◆ **PROBLEM TO SOLVE**
From the first line of the listing below, retype each line up to and including the one with "YAxis, CartesianGrid, ReferenceLine"; pictures stay out.

◆ **COLLECTED MATERIAL**
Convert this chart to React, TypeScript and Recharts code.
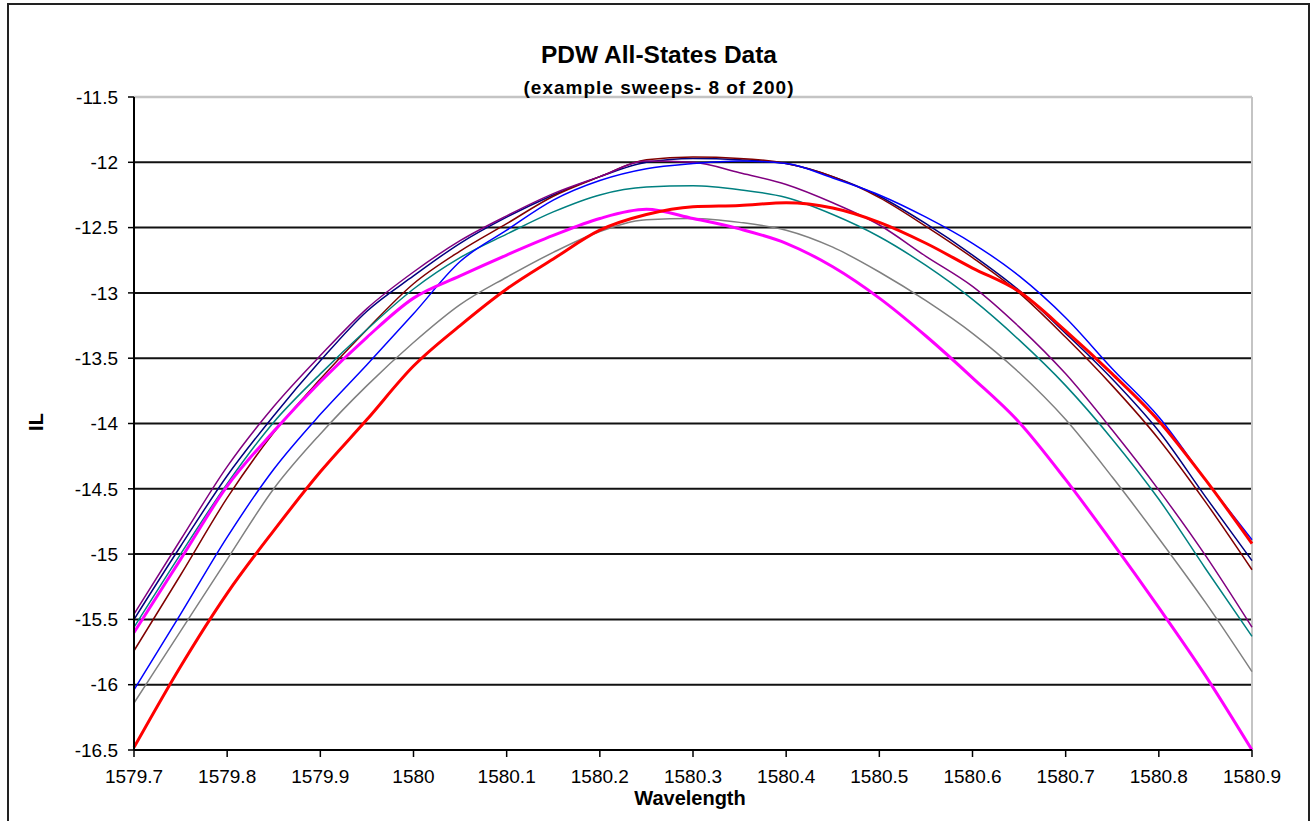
import { LineChart, Line, XAxis, YAxis, CartesianGrid, ReferenceLine } from "recharts";

const wavelength = [
  1579.7, 1579.75, 1579.8, 1579.85, 1579.9, 1579.95, 1580, 1580.05, 1580.1, 1580.15, 1580.2, 1580.25,
  1580.3, 1580.35, 1580.4, 1580.45, 1580.5, 1580.55, 1580.6, 1580.65, 1580.7, 1580.75, 1580.8, 1580.85, 1580.9,
];

const sweepPurple = [
  -15.46, -14.89, -14.33, -13.87, -13.48, -13.12, -12.84, -12.6, -12.41, -12.24, -12.11, -11.99,
  -12.0, -12.08, -12.17, -12.31, -12.48, -12.72, -12.95, -13.26, -13.62, -14.05, -14.51, -15.01, -15.56,
];
const sweepNavy = [
  -15.5, -14.94, -14.4, -13.94, -13.52, -13.14, -12.87, -12.62, -12.42, -12.25, -12.11, -12.0,
  -11.97, -11.98, -12.01, -12.11, -12.26, -12.47, -12.71, -12.98, -13.31, -13.66, -14.06, -14.56, -15.05,
];
const sweepMaroon = [
  -15.74, -15.16, -14.57, -14.07, -13.66, -13.28, -12.93, -12.68, -12.47, -12.26, -12.11, -11.98,
  -11.96, -11.97, -12.01, -12.11, -12.27, -12.49, -12.73, -13.0, -13.34, -13.71, -14.12, -14.6, -15.12,
];
const sweepTeal = [
  -15.56, -15.0, -14.46, -13.99, -13.62, -13.28, -12.97, -12.73, -12.55, -12.38, -12.25, -12.19,
  -12.18, -12.21, -12.27, -12.4, -12.57, -12.79, -13.05, -13.36, -13.71, -14.12, -14.58, -15.11, -15.63,
];
const sweepMagenta = [
  -15.6, -15.04, -14.48, -14.06, -13.68, -13.34, -13.04, -12.87, -12.71, -12.56, -12.43, -12.36,
  -12.43, -12.51, -12.62, -12.8, -13.04, -13.33, -13.65, -13.99, -14.43, -14.91, -15.41, -15.93, -16.5,
];
const sweepBlue = [
  -16.04, -15.46, -14.87, -14.35, -13.93, -13.55, -13.16, -12.76, -12.52, -12.29, -12.14, -12.05,
  -12.01, -11.99, -12.01, -12.12, -12.25, -12.42, -12.62, -12.87, -13.19, -13.58, -13.95, -14.43, -14.89,
];
const sweepGray = [
  -16.14, -15.59, -15.04, -14.5, -14.08, -13.71, -13.38, -13.09, -12.88, -12.69, -12.53, -12.44,
  -12.43, -12.46, -12.52, -12.65, -12.84, -13.06, -13.31, -13.61, -13.97, -14.41, -14.88, -15.37, -15.9,
];
const sweepRed = [
  -16.48, -15.86, -15.3, -14.82, -14.37, -13.97, -13.56, -13.25, -12.97, -12.74, -12.52, -12.4,
  -12.34, -12.33, -12.31, -12.35, -12.46, -12.62, -12.81, -12.99, -13.29, -13.62, -13.98, -14.43, -14.92,
];

const xTicks = [1579.7, 1579.8, 1579.9, 1580, 1580.1, 1580.2, 1580.3, 1580.4, 1580.5, 1580.6, 1580.7, 1580.8, 1580.9];
const yTicks = [-16.5, -16, -15.5, -15, -14.5, -14, -13.5, -13, -12.5, -12, -11.5];

const data = wavelength.map((x, i) => ({
  x,
  navy: sweepNavy[i],
  maroon: sweepMaroon[i],
  purple: sweepPurple[i],
  teal: sweepTeal[i],
  gray: sweepGray[i],
  blue: sweepBlue[i],
  magenta: sweepMagenta[i],
  red: sweepRed[i],
}));

const series = [
  { key: "navy", color: "#000080", width: 1.5 },
  { key: "maroon", color: "#800000", width: 1.5 },
  { key: "purple", color: "#800080", width: 1.5 },
  { key: "teal", color: "#008080", width: 1.5 },
  { key: "gray", color: "#808080", width: 1.5 },
  { key: "blue", color: "#0000FF", width: 1.5 },
  { key: "magenta", color: "#FF00FF", width: 3 },
  { key: "red", color: "#FF0000", width: 3 },
];

const font = '"Liberation Sans", Arial, sans-serif';
const fmt = (v: number) => String(Math.round(v * 10) / 10);

export default function App() {
  return (
    <div
      style={{
        position: "absolute",
        left: 0,
        top: 0,
        width: 1311,
        height: 821,
        overflow: "hidden",
        background: "#fff",
        fontFamily: font,
      }}
    >
      <div
        style={{
          position: "absolute",
          left: 7,
          top: 3,
          width: 1303,
          height: 900,
          boxSizing: "border-box",
          border: "2px solid #222",
        }}
      />
      <div style={{ position: "absolute", left: 0, top: 0 }}>
        <LineChart width={1311} height={821} data={data} margin={{ top: 97, right: 59, bottom: 0, left: 0 }}>
          <CartesianGrid vertical={false} stroke="#111" strokeWidth={2} />
          <ReferenceLine y={-11.5} stroke="#c4c4c4" strokeWidth={2.5} />
          <ReferenceLine x={1580.9} stroke="#c4c4c4" strokeWidth={2} />
          <XAxis
            dataKey="x"
            type="number"
            domain={[1579.7, 1580.9]}
            ticks={xTicks}
            tickFormatter={fmt}
            height={71}
            tickSize={7}
            tickMargin={13}
            axisLine={{ stroke: "#000", strokeWidth: 2 }}
            tickLine={{ stroke: "#000", strokeWidth: 1.5 }}
            tick={{ fill: "#000", fontSize: 19, fontFamily: font }}
            interval={0}
          />
          <YAxis
            type="number"
            domain={[-16.5, -11.5]}
            ticks={yTicks}
            tickFormatter={fmt}
            width={134}
            tickSize={6}
            tickMargin={10}
            axisLine={{ stroke: "#000", strokeWidth: 2 }}
            tickLine={{ stroke: "#000", strokeWidth: 1.5 }}
            tick={{ fill: "#000", fontSize: 19, fontFamily: font }}
            interval={0}
          />
          {series.map((s) => (
            <Line
              key={s.key}
              dataKey={s.key}
              type="monotone"
              stroke={s.color}
              strokeWidth={s.width}
              dot={false}
              activeDot={false}
              isAnimationActive={false}
            />
          ))}
        </LineChart>
      </div>
      <svg
        width={1311}
        height={821}
        style={{ position: "absolute", left: 0, top: 0, pointerEvents: "none" }}
        fontFamily={font}
      >
        <text x={659} y={63} textAnchor="middle" fontSize={24.5} fontWeight="bold" fill="#000">
          PDW All-States Data
        </text>
        <text x={659} y={94} textAnchor="middle" fontSize={19} fontWeight="bold" letterSpacing={1} fill="#000">
          (example sweeps- 8 of 200)
        </text>
        <text
          x={43}
          y={422}
          textAnchor="middle"
          fontSize={20}
          fontWeight="bold"
          fill="#000"
          transform="rotate(-90, 43, 422)"
        >
          IL
        </text>
        <text x={690} y={805} textAnchor="middle" fontSize={20} fontWeight="bold" fill="#000">
          Wavelength
        </text>
      </svg>
    </div>
  );
}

◆ **CORRECT OUTPUT**
Convert this chart to React, TypeScript and Recharts code.
import { LineChart, Line, XAxis, YAxis, CartesianGrid, ReferenceLine } from "recharts";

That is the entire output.